*Given instruction:*
Return each line containing the string "standalone".

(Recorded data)
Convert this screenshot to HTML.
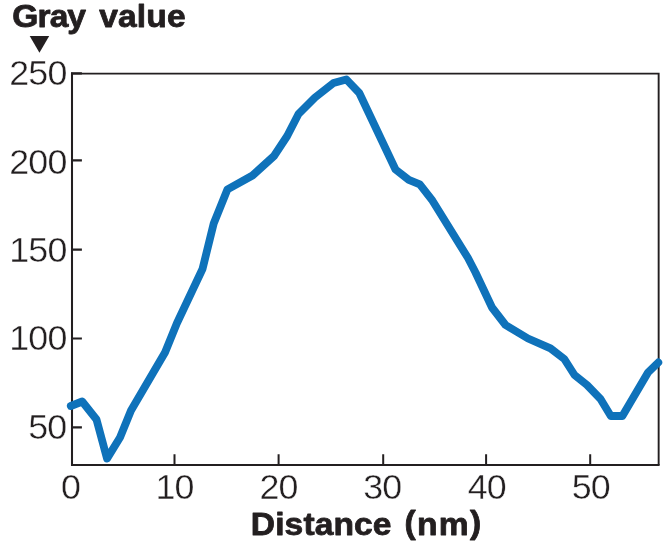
<!DOCTYPE html>
<html lang="en">
<head>
<meta charset="utf-8">
<title>Gray value vs Distance (nm)</title>
<style>
html,body{margin:0;padding:0;background:#fff;}
body{width:667px;height:544px;overflow:hidden;position:relative;}
svg{position:absolute;left:0;top:0;display:block;}
text{font-family:"Liberation Sans","DejaVu Sans",sans-serif;fill:#231f20;}
.b{font-weight:bold;font-size:31.4px;stroke:#231f20;stroke-width:0.8px;stroke-linejoin:round;}
.t{font-size:35.8px;stroke:#fff;stroke-width:0.4px;letter-spacing:-0.9px;}
</style>
</head>
<body>
<svg width="667" height="544" viewBox="0 0 667 544">
  <rect width="667" height="544" fill="#fff"/>
  <!-- plot frame and tick marks -->
  <g fill="none" stroke="#231f20" stroke-width="2">
    <path d="M71 73.65H659.6M658.65 73.65V464.95" stroke-width="1.9"/>
    <path d="M72 72.7V465.95M72 464.95H659.6" stroke-width="2.05"/>
    <path d="M71 73.3h10.9M71 160.4h10.9M71 249.7h10.9M71 338.5h10.9M71 427.3h10.9" stroke-width="2.2"/>
    <path d="M174.5 464.95v-10.6M278.6 464.95v-10.6M383.2 464.95v-10.6M486.1 464.95v-10.6M590.2 464.95v-10.6"/>
  </g>
  <!-- gray value profile -->
  <polyline fill="none" stroke="#0f72ba" stroke-width="7.8" stroke-linejoin="round" stroke-linecap="round"
    points="70.8,406 82.2,401.5 96.5,419.5 107,458.6 120,437.5 131,410.5 165,352.5 177,323 202.5,269 213.7,223.5 227.5,189.3 252.5,175.5 274,156 287.2,136 298.5,114 315,97.5 333.5,83 346.3,79.4 359.3,93 395.5,169.5 408.8,179.8 419.8,184.3 432.5,200.7 468,258 475.5,272.5 492,307.5 505.5,325 528,338.5 550.5,348.3 564.3,359 574.5,375 587,385 600.5,399 610.8,416 622.4,416 648,372.5 658.3,362.5"/>
  <!-- y axis title -->
  <text class="b" transform="translate(0 27.2) scale(1.07 1)"><tspan x="11.57" letter-spacing="-0.9">Gray</tspan> <tspan x="92.66" letter-spacing="0.17">value</tspan></text>
  <path d="M29.7 36h19.5l-9.75 16.8z" fill="#231f20"/>
  <!-- y tick labels -->
  <g class="t" text-anchor="end">
    <text x="66.4" y="84.9">250</text>
    <text x="66.4" y="174">200</text>
    <text x="66.4" y="262">150</text>
    <text x="66.4" y="350">100</text>
    <text x="66.4" y="439">50</text>
  </g>
  <!-- x tick labels -->
  <g class="t" text-anchor="middle">
    <text x="70.4" y="499.4">0</text>
    <text x="174.6" y="499.4">10</text>
    <text x="278.5" y="499.4">20</text>
    <text x="382.3" y="499.4">30</text>
    <text x="486.7" y="499.4">40</text>
    <text x="590.7" y="499.4">50</text>
  </g>
  <!-- x axis title -->
  <text class="b" transform="translate(0 535.0) scale(1.07 1)"><tspan x="234.45" letter-spacing="0.09">Distance</tspan> <tspan x="377.93" letter-spacing="1.24"><tspan dy="-1.7">(</tspan><tspan dy="1.7">nm</tspan><tspan dy="-1.7">)</tspan></tspan></text>
</svg>
</body>
</html>
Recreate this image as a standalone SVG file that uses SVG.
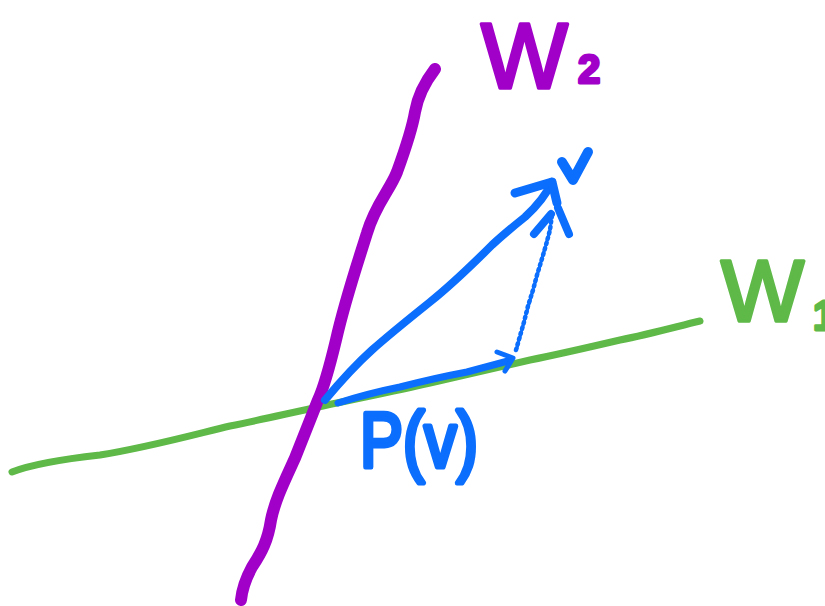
<svg xmlns="http://www.w3.org/2000/svg" width="825" height="606" viewBox="0 0 825 606">
<style>
.ln{fill:none;stroke-linecap:round;stroke-linejoin:round}
.purple{stroke:#A100C8}
.green{stroke:#5EB948}
.blue{stroke:#0B6EFD}
.lbl{font-family:"Liberation Sans",Arial,sans-serif;stroke-linejoin:round;stroke-linecap:round}
</style>
<rect width="825" height="606" fill="#ffffff"/>
<g id="line-W1">
<path class="ln green" stroke-width="7" d="M12,472 C30,465 55,460 100,455 C150,447 200,433 230,426 C260,420 290,413 323,406 C360,398 395,391 430,383 C465,375 500,367 530,360 C560,354 590,347 620,340 C650,334 675,327 700,321"/>
</g>
<g id="line-W2">
<path class="ln purple" stroke-width="12" d="M435,69 C425,82 418,95 415,112 C412,130 405,150 397,172 C390,190 375,205 367,233 C358,262 345,300 336,340 C330,365 325,385 318,400 C310,420 302,440 295,458 C285,480 275,500 271,520 C268,540 262,552 252,567 C246,578 242,590 241,600"/>
</g>
<g id="connectors">
<g id="vector-v">
<path class="ln blue" stroke-width="8" d="M325,400 C335,388 352,368 372,350 C390,334 410,318 430,302 C450,286 475,262 492,245 C505,233 515,225 525,217 C537,206 546,195 552,182"/>
<path class="ln blue" stroke-width="9" d="M515,193 L552,182 L557,203"/>
</g>
<g id="vector-Pv">
<path class="ln blue" stroke-width="7" d="M338,403 Q370,393 400,387 Q435,378 467,372 L508,361"/>
<path class="ln blue" stroke-width="5" d="M497,352 L513,358 L505,371"/>
</g>
<g id="projection">
<path class="ln blue" stroke-width="4.5" stroke-dasharray="1.5 4" d="M516,350 L520,336 L524,322 L528,306 L533,290 L537,275 L541,262 L546,245 L550,230 L552,215"/>
<path class="ln blue" stroke-width="3" stroke-dasharray="6 3" d="M517,348 L524,322 L533,290 L541,262 L550,230"/>
<path class="ln blue" stroke-width="8" d="M534,234 L551,214 M558,208 L569,234"/>
</g>
</g>
<g id="label-v">
<path class="ln blue" stroke-width="10" d="M562,162 L573,180 L588,152"/>
</g>
<g id="label-W2">
<text class="lbl" x="481" y="88" font-size="92" fill="#A100C8" stroke="#A100C8" stroke-width="3.5">W</text>
<text class="lbl" x="578" y="83" font-size="40" font-weight="bold" fill="#A100C8" stroke="#A100C8" stroke-width="3">2</text>
</g>
<g id="label-W1">
<text class="lbl" x="721" y="321" font-size="88" fill="#5EB948" stroke="#5EB948" stroke-width="3.5">W</text>
<text class="lbl" x="813" y="330" font-size="42" font-weight="bold" fill="#5EB948" stroke="#5EB948" stroke-width="3">1</text>
</g>
<g id="label-Pv">
<text class="lbl" x="360" y="467" font-size="78" textLength="118" lengthAdjust="spacingAndGlyphs" fill="#0B6EFD" stroke="#0B6EFD" stroke-width="5">P(v)</text>
</g>
</svg>
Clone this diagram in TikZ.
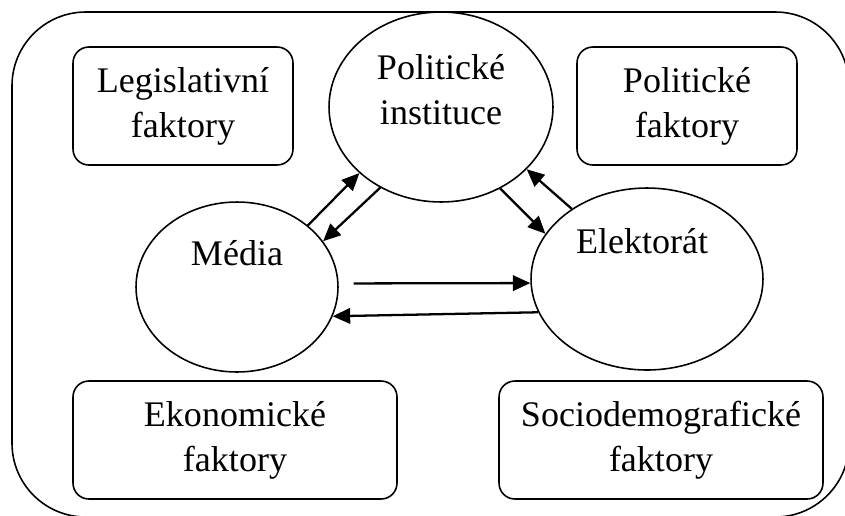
\documentclass[tikz,border=0pt]{standalone}
\usepackage{fontspec}
\setmainfont{Liberation Serif}
\usetikzlibrary{arrows.meta,shapes.geometric}

\begin{document}
\begin{tikzpicture}[
    x=0.02cm, y=-0.02cm,
    factor/.style={draw, line width=0.9pt, rounded corners=9pt, minimum height=23.6mm, align=center, font=\fontsize{20.5}{25.5}\selectfont},
    actor/.style={draw, ellipse, line width=0.9pt, inner sep=0pt},
    lbl/.style={align=center, font=\fontsize{20.5}{25.5}\selectfont},
    flow/.style={line width=1.3pt, -{Triangle[length=3.5mm, width=3.1mm]}}
  ]
  \useasboundingbox (0,0) rectangle (845,515);

  % outer frame
  \draw[line width=0.9pt, rounded corners=42pt] (12,12) rectangle (849,517);

  % factors in the corners
  \node[factor, minimum width=44mm] (legis) at (183,106) {Legislativní\\faktory};
  \node[factor, minimum width=44mm] (polfak) at (687,106) {Politické\\faktory};
  \node[factor, minimum width=64.8mm] (ekon) at (235,440) {Ekonomické\\faktory};
  \node[factor, minimum width=64.8mm] (socio) at (661,440) {Sociodemografické\\faktory};

  % actors
  \node[actor, minimum width=44.8mm, minimum height=38mm] (polinst) at (441,107) {};
  \node[actor, minimum width=40.4mm, minimum height=34mm] (media) at (237,287) {};
  \node[actor, minimum width=46.4mm, minimum height=36.4mm] (elek) at (647,279) {};
  \node[lbl] (polinstlbl) at (441,90) {Politické\\instituce};
  \node[lbl] (medialbl) at (237,253) {Média};
  \node[lbl] (eleklbl) at (642,241) {Elektorát};

  % flows between actors
  \draw[flow] (media.41) -- (polinst.219);
  \draw[flow] (polinst.233) -- (media.28);
  \draw[flow] (polinst.306) -- (elek.156);
  \draw[flow] (elek.137) -- (polinst.324);
  \draw[flow, shorten <=3mm] (media.2) -- (elek.182);
  \draw[flow] (elek.197) -- (media.343);

\end{tikzpicture}
\end{document}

*Result:*
Recreate this image as a standalone SVG file that uses SVG.
\documentclass[tikz,border=0pt]{standalone}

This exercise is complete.